White, the face — and mouth — of the Buckhead City movement has deduced there’s nothing more he can do for the fine secessionists in Atlanta. The movement is kaput. At least for now, he figures, after Gov. Brian Kemp doused the flames White continually fanned.

The idea of carving out a new city from Atlanta’s ritzy north side has bubbled for years, although a chunk of an existing city has never pulled away to create its own fiefdom. It’s horrible policy and could undermine all existing cities. In essence, such a trend could create a municipal race to the bottom in cities statewide with fierce debates about money, class and race.

White moved to Buckhead at a time when all that is needed to carry the day is grievance and bluster. He plugged into ongoing resentments that Buckhead is a piggybank for Atlanta. He convinced his old New York buddy, Donald Trump, to publicly support the idea of Buckhead pulling away from Atlanta, got a gaggle of rural Georgia pols to back the movement and even had a platform on the highly rated, yet malignant, “Tucker Carlson Tonight” show on Fox News Channel.

Largely, cityhood died a month ago when Gov. Brian Kemp tossed a wet blanket on the movement, circulating a letter with a host of unanswered questions about the complicated — and uncharted — matter of removing an existing portion of a city and starting anew.

Of course, the fact that White was publicly a huge backer of former U.S. Sen. David Perdue, who ran unsuccessfully against Kemp in the 2022 Republican primary, kind of ensured Kemp wouldn’t be too keen on Buckhead City.

White, still stinging, told my colleagues, “When the governor inserted himself in a shady, sleazy, backdoor kind of way, then the result was clear.” Totally sounds like a man packing his bags for Florida.
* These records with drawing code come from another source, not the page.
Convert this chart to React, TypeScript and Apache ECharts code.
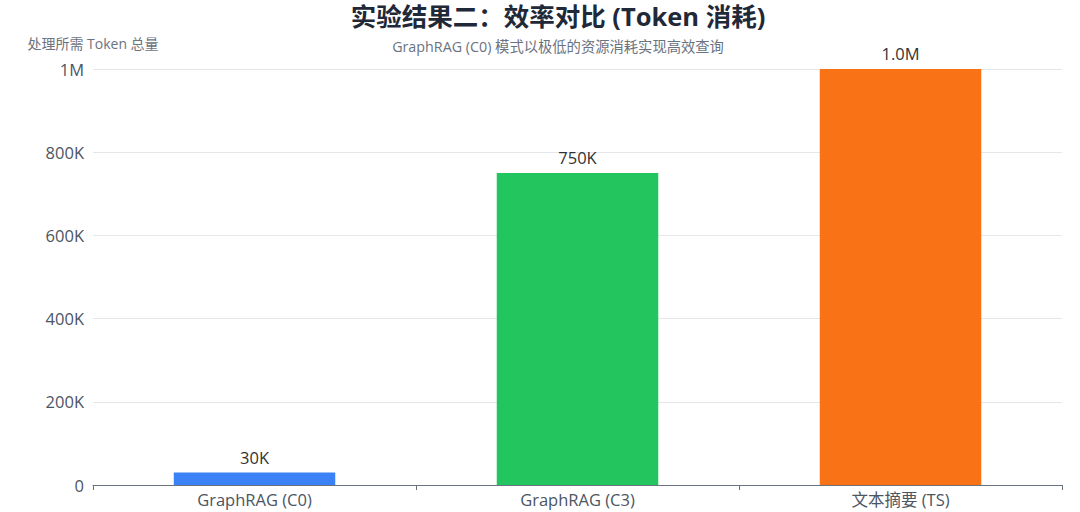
import { useEffect, useRef } from "react";
import * as echarts from "echarts";

const categories = ["GraphRAG (C0)", "GraphRAG (C3)", "文本摘要 (TS)"];
const tokenTotals = [30000, 750000, 1000000];
const barColors = ["#3b82f6", "#22c55e", "#f97316"];

const FONT = "'Open Sans', 'Noto Sans CJK SC', sans-serif";

function fmtAxis(v: number) {
  if (v === 0) return "0";
  if (v >= 1e6) return `${v / 1e6}M`;
  return `${v / 1000}K`;
}

function fmtLabel(v: number) {
  if (v >= 1e6) return `${(v / 1e6).toFixed(1)}M`;
  return `${Math.round(v / 1000)}K`;
}

export default function App() {
  const ref = useRef<HTMLDivElement | null>(null);

  useEffect(() => {
    const el = ref.current!;
    const chart = echarts.init(el, undefined, { renderer: "svg" });
    chart.setOption({
      animation: false,
      textStyle: { fontFamily: FONT },
      title: {
        text: "实验结果二：效率对比 (Token 消耗)",
        subtext: "GraphRAG (C0) 模式以极低的资源消耗实现高效查询",
        left: 558,
        textAlign: "center",
        top: 3,
        padding: 0,
        itemGap: 11,
        textStyle: { fontSize: 25.5, fontWeight: "bold", color: "#1f2937", fontFamily: FONT },
        subtextStyle: { fontSize: 14.3, color: "#6b7280", fontFamily: FONT },
      },
      grid: { left: 93, right: 18, top: 69, bottom: 27 },
      xAxis: {
        type: "category",
        data: categories,
        axisLine: { lineStyle: { color: "#6b7280" } },
        axisTick: { show: true, lineStyle: { color: "#6b7280" } },
        axisLabel: { fontSize: 16.5, color: "#4b5563", margin: 6 },
      },
      yAxis: {
        type: "value",
        name: "处理所需 Token 总量",
        nameLocation: "end",
        nameGap: 19,
        nameTextStyle: { fontSize: 14, color: "#6b7280", align: "center" },
        min: 0,
        max: 1000000,
        interval: 200000,
        axisLabel: { fontSize: 16.5, color: "#4b5563", formatter: fmtAxis, margin: 9 },
        splitLine: { lineStyle: { color: "#e5e7eb" } },
      },
      series: [
        {
          type: "bar",
          barWidth: "50%",
          data: tokenTotals.map((v, i) => ({ value: v, itemStyle: { color: barColors[i] } })),
          label: {
            show: true,
            position: "top",
            distance: 7,
            fontSize: 16.5,
            color: "#333333",
            formatter: (p: any) => fmtLabel(p.value),
          },
        },
      ],
    });
    return () => chart.dispose();
  }, []);

  return <div ref={ref} style={{ position: "absolute", left: 0, top: 0, width: 1080, height: 512 }} />;
}
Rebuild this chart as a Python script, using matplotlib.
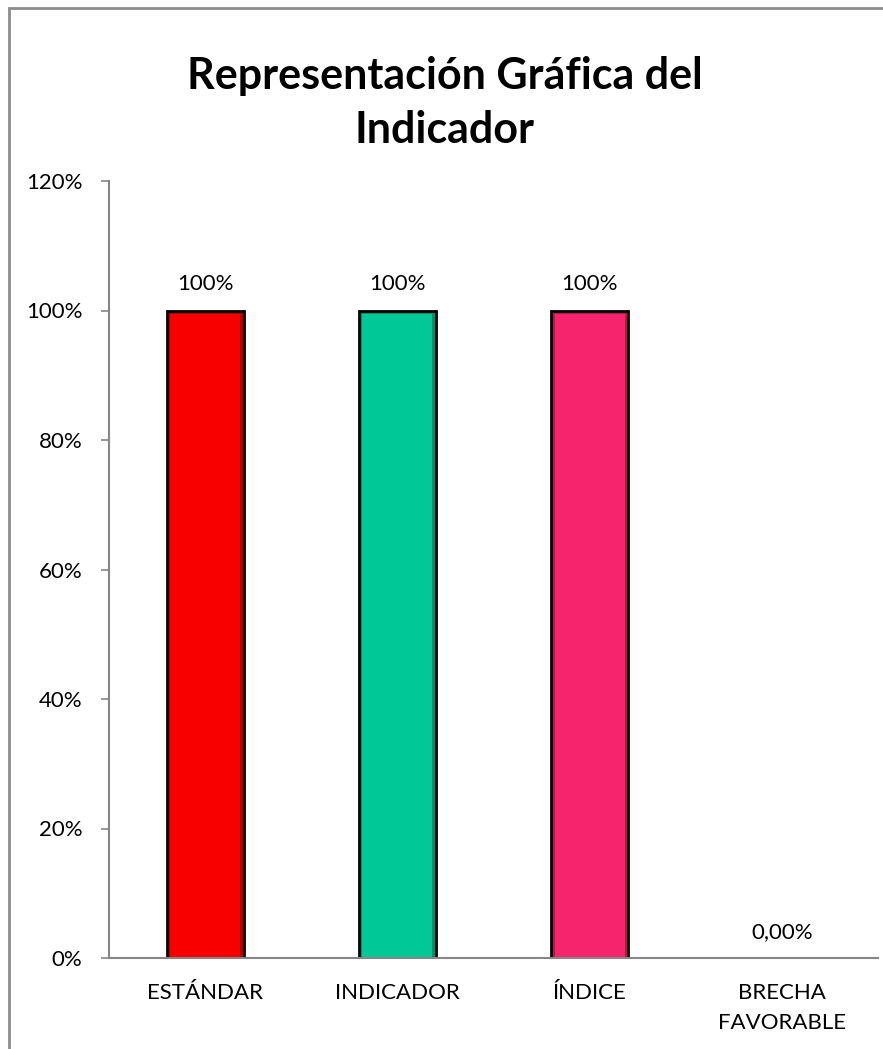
import matplotlib.pyplot as plt
import matplotlib.patches as patches
from matplotlib.ticker import FuncFormatter

# datos
categorias = ['ESTÁNDAR', 'INDICADOR', 'ÍNDICE', 'BRECHA\nFAVORABLE']
valores = [1.0, 1.0, 1.0, 0.0]
etiquetas = ['100%', '100%', '100%', '0,00%']
colores = ['#f90000', '#00c896', '#f5246c', '#ffffff']
oscuros = ['#b00000', '#00906c', '#b8154e', '#ffffff']

plt.rcParams['font.family'] = ['Lato', 'DejaVu Sans']

fig = plt.figure(figsize=(8.83, 10.49), dpi=100)
ax = fig.add_axes([109 / 883, 1 - 958 / 1049, (878 - 109) / 883, (958 - 181) / 1049])

x = list(range(len(categorias)))
ancho = 0.4
for i, v in enumerate(valores):
    if v <= 0:
        continue
    # borde oscuro y cara interior (efecto bisel)
    ax.bar(x[i], v, width=ancho, color=oscuros[i], edgecolor='black', linewidth=2, zorder=2)
    ax.bar(x[i], v - 0.008, bottom=0.002, width=ancho - 0.035, color=colores[i],
           linewidth=0, zorder=3)

for i, v in enumerate(valores):
    ax.text(x[i], v + 0.025, etiquetas[i], ha='center', va='bottom', fontsize=16, color='black')

ax.set_xlim(-0.5, len(categorias) - 0.5)
ax.set_ylim(0, 1.2)
ax.set_yticks([0, 0.2, 0.4, 0.6, 0.8, 1.0, 1.2])
ax.yaxis.set_major_formatter(FuncFormatter(lambda v, p: '{:.0f}%'.format(v * 100)))
ax.set_xticks(x)
ax.set_xticklabels(categorias, fontsize=16, linespacing=1.65)
ax.tick_params(axis='y', labelsize=16, length=6, width=1.2, color='#868686', pad=13)
ax.tick_params(axis='x', length=0, pad=18)

for s in ['top', 'right']:
    ax.spines[s].set_visible(False)
for s in ['left', 'bottom']:
    ax.spines[s].set_color('#868686')
    ax.spines[s].set_linewidth(1.5)

fig.text(445 / 883, 1 - 103 / 1049, 'Representación Gráfica del\nIndicador', ha='center', va='center',
         fontsize=31, fontweight='bold', linespacing=1.4)

# marco del gráfico
marco = patches.Rectangle((8.5 / 883, -0.05), 1.1, 1.05 - 7.5 / 1049, transform=fig.transFigure,
                          fill=False, edgecolor='#8c8c8c', linewidth=2, clip_on=False)
fig.patches.append(marco)

fig.savefig('out.png', dpi=100)
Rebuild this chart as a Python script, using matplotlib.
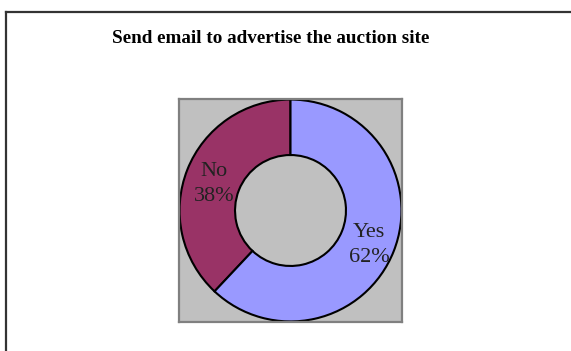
import matplotlib
matplotlib.use("Agg")
import matplotlib.pyplot as plt
from matplotlib.lines import Line2D

title = "Send email to advertise the auction site"
categories = ["No", "Yes"]
values = [38, 62]
colors = ["#993366", "#9999FF"]

W, H = 571, 351
fig = plt.figure(figsize=(W / 100, H / 100), dpi=100)
fig.patch.set_facecolor("white")

# outer chart border (top and left visible)
fig.add_artist(Line2D([5.5 / W, 1.0], [1 - 12 / H, 1 - 12 / H], transform=fig.transFigure,
                      color="#333333", lw=1.6))
fig.add_artist(Line2D([5.5 / W, 5.5 / W], [0, 1 - 12 / H], transform=fig.transFigure,
                      color="#333333", lw=1.6))

fig.text(271 / W, 1 - 43 / H, title, ha="center", va="baseline",
         family="Liberation Serif", fontweight="bold", fontsize=13.8)

ax = fig.add_axes([179 / W, (H - 322) / H, 223 / W, 223 / H])
ax.set_facecolor("#C0C0C0")
for s in ax.spines.values():
    s.set_color("#808080")
    s.set_linewidth(1.6)

labels = [f"{c}\n{v}%" for c, v in zip(categories, values)]
wedges, texts = ax.pie(values, labels=labels, colors=colors, startangle=90,
                       counterclock=True, radius=1.0, labeldistance=0.75,
                       wedgeprops=dict(width=0.5, edgecolor="black", linewidth=1.5),
                       textprops=dict(family="Liberation Serif", fontsize=16,
                                      color="#222222"))
for t in texts:
    t.set_ha("center")
    t.set_va("center")
    t.set_linespacing(1.4)
    x, y = t.get_position()
    t.set_position((x + 0.01, y - 0.035))
ax.set_xlim(-1.005, 1.005)
ax.set_ylim(-1.005, 1.005)
ax.set_aspect("auto")
ax.set_xticks([])
ax.set_yticks([])
ax.set_frame_on(True)

fig.savefig("out.png", dpi=100)
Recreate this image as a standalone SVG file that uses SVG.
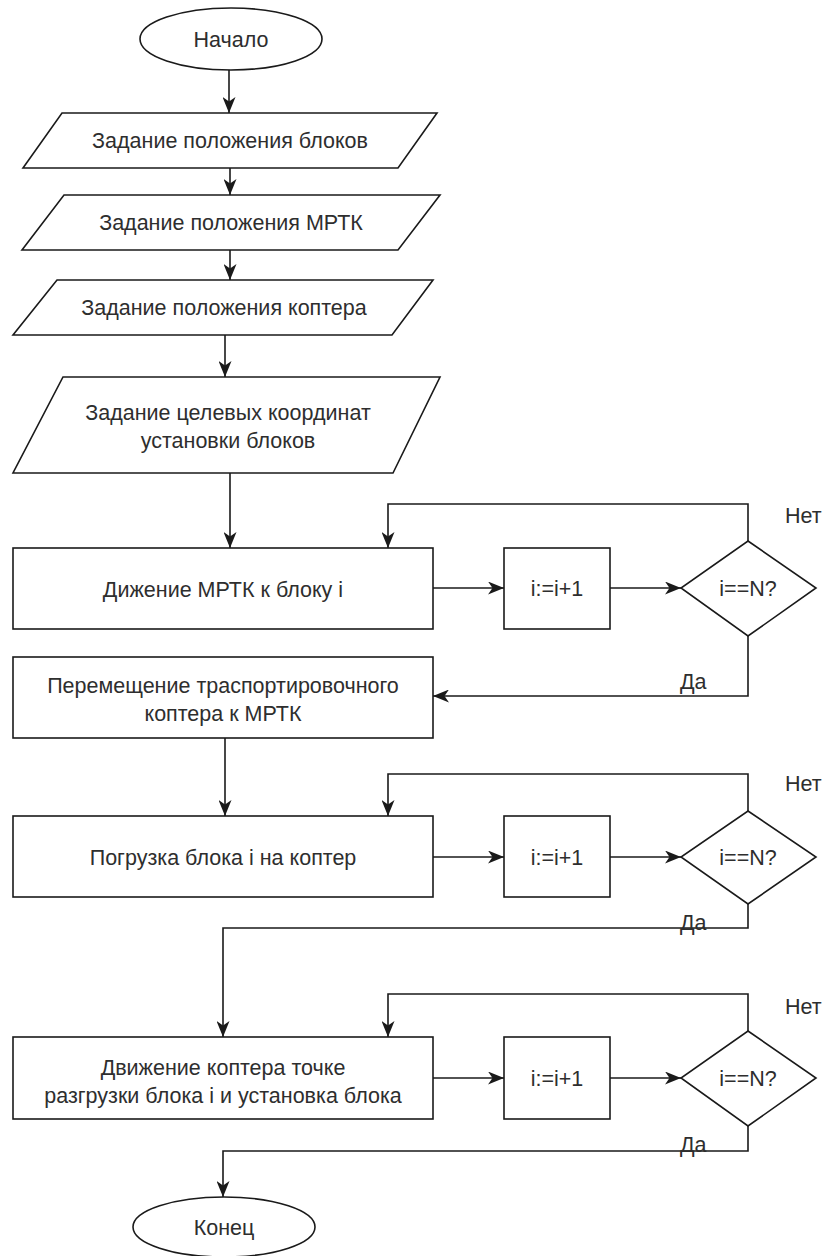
<svg xmlns="http://www.w3.org/2000/svg" width="824" height="1256" viewBox="0 0 824 1256">
  <style>
    .shape { fill: #ffffff; stroke: #1a1a1a; stroke-width: 1.6; }
    .wire { fill: none; stroke: #1a1a1a; stroke-width: 1.6; }
    .lbl { font-family: "Liberation Sans", Arial, sans-serif; font-size: 21.5px; fill: #2e2e2e; text-anchor: middle; dominant-baseline: central; }
    .tag { font-family: "Liberation Sans", Arial, sans-serif; font-size: 21.5px; fill: #2e2e2e; dominant-baseline: central; }
  </style>
  <defs>
    <marker id="arrow" markerUnits="userSpaceOnUse" markerWidth="17" markerHeight="13" viewBox="0 0 17 13" refX="16" refY="6.5" orient="auto">
      <path d="M0,0 L16,6.5 L0,13 L4.5,6.5 z" fill="#1a1a1a"/>
    </marker>
  </defs>
  <rect width="824" height="1256" fill="#ffffff"/>

  <!-- flow lines -->
  <g id="connectors">
    <path class="wire" d="M229,70 V113" marker-end="url(#arrow)"/>
    <path class="wire" d="M230,168 V195" marker-end="url(#arrow)"/>
    <path class="wire" d="M230,250 V280" marker-end="url(#arrow)"/>
    <path class="wire" d="M225,335 V377" marker-end="url(#arrow)"/>
    <path class="wire" d="M230,473 V548" marker-end="url(#arrow)"/>
    <!-- loop 1 -->
    <path class="wire" d="M433,588 H504" marker-end="url(#arrow)"/>
    <path class="wire" d="M610,588 H681" marker-end="url(#arrow)"/>
    <path class="wire" d="M748,541 V504 H388 V548" marker-end="url(#arrow)"/>
    <path class="wire" d="M748,636 V696 H433" marker-end="url(#arrow)"/>
    <path class="wire" d="M225,738 V816" marker-end="url(#arrow)"/>
    <!-- loop 2 -->
    <path class="wire" d="M433,857 H504" marker-end="url(#arrow)"/>
    <path class="wire" d="M610,857 H681" marker-end="url(#arrow)"/>
    <path class="wire" d="M748,811 V774 H388 V816" marker-end="url(#arrow)"/>
    <path class="wire" d="M748,904 V928 H223 V1037" marker-end="url(#arrow)"/>
    <!-- loop 3 -->
    <path class="wire" d="M433,1078 H504" marker-end="url(#arrow)"/>
    <path class="wire" d="M610,1078 H681" marker-end="url(#arrow)"/>
    <path class="wire" d="M748,1031 V994 H388 V1037" marker-end="url(#arrow)"/>
    <path class="wire" d="M748,1126 V1151 H223 V1197" marker-end="url(#arrow)"/>
  </g>

  <g id="start">
    <ellipse class="shape" cx="231" cy="39" rx="91" ry="31"/>
    <text class="lbl" x="231" y="40">Начало</text>
  </g>

  <g id="input-blocks">
    <polygon class="shape" points="62,113 437,113 398,168 23,168"/>
    <text class="lbl" x="230" y="141">Задание положения блоков</text>
  </g>

  <g id="input-mrtk">
    <polygon class="shape" points="64,195 440,195 398,250 22,250"/>
    <text class="lbl" x="231" y="223">Задание положения МРТК</text>
  </g>

  <g id="input-copter">
    <polygon class="shape" points="57,280 433,280 392,335 13,335"/>
    <text class="lbl" x="224" y="308">Задание положения коптера</text>
  </g>

  <g id="input-targets">
    <polygon class="shape" points="63,377 440,377 393,473 13,473"/>
    <text class="lbl" x="228" y="413">Задание целевых координат</text>
    <text class="lbl" x="228" y="441">установки блоков</text>
  </g>

  <g id="move-mrtk">
    <rect class="shape" x="13" y="548" width="420" height="81"/>
    <text class="lbl" x="223" y="590">Дижение МРТК к блоку i</text>
  </g>
  <g id="inc-1">
    <rect class="shape" x="504" y="548" width="106" height="81"/>
    <text class="lbl" x="557" y="589">i:=i+1</text>
  </g>
  <g id="check-1">
    <polygon class="shape" points="748,541 816,588 748,636 681,588"/>
    <text class="lbl" x="748" y="589">i==N?</text>
  </g>
  <text class="tag" x="785" y="516">Нет</text>
  <text class="tag" x="680" y="682">Да</text>

  <g id="move-copter">
    <rect class="shape" x="13" y="657" width="420" height="81"/>
    <text class="lbl" x="223" y="686">Перемещение траспортировочного</text>
    <text class="lbl" x="223" y="714">коптера к МРТК</text>
  </g>

  <g id="load-block">
    <rect class="shape" x="13" y="816" width="420" height="81"/>
    <text class="lbl" x="223" y="858">Погрузка блока i на коптер</text>
  </g>
  <g id="inc-2">
    <rect class="shape" x="504" y="816" width="106" height="81"/>
    <text class="lbl" x="557" y="858">i:=i+1</text>
  </g>
  <g id="check-2">
    <polygon class="shape" points="748,811 816,857 748,904 681,857"/>
    <text class="lbl" x="748" y="858">i==N?</text>
  </g>
  <text class="tag" x="785" y="784">Нет</text>
  <text class="tag" x="680" y="923">Да</text>

  <g id="deliver-block">
    <rect class="shape" x="13" y="1037" width="420" height="82"/>
    <text class="lbl" x="223" y="1068">Движение коптера точке</text>
    <text class="lbl" x="223" y="1096">разгрузки блока i и установка блока</text>
  </g>
  <g id="inc-3">
    <rect class="shape" x="504" y="1037" width="106" height="82"/>
    <text class="lbl" x="557" y="1079">i:=i+1</text>
  </g>
  <g id="check-3">
    <polygon class="shape" points="748,1031 816,1078 748,1126 681,1078"/>
    <text class="lbl" x="748" y="1079">i==N?</text>
  </g>
  <text class="tag" x="785" y="1007">Нет</text>
  <text class="tag" x="680" y="1145">Да</text>

  <g id="end">
    <ellipse class="shape" cx="224" cy="1227" rx="91" ry="30"/>
    <text class="lbl" x="224" y="1228">Конец</text>
  </g>
</svg>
Councilman Shook agrees city services for Buckhead are still lagging, although Mayor Andre Dickens still enjoys a “honeymoon” with a large chunk of Buckhead.

The talk of cityhood, he said, “is never going to go away. It never has gone away. But without Bill White, it’s no longer a three-alarm fire.

“We’re now going back to regular programming,” Shook added. “People will talk about it, but we won’t go back there.”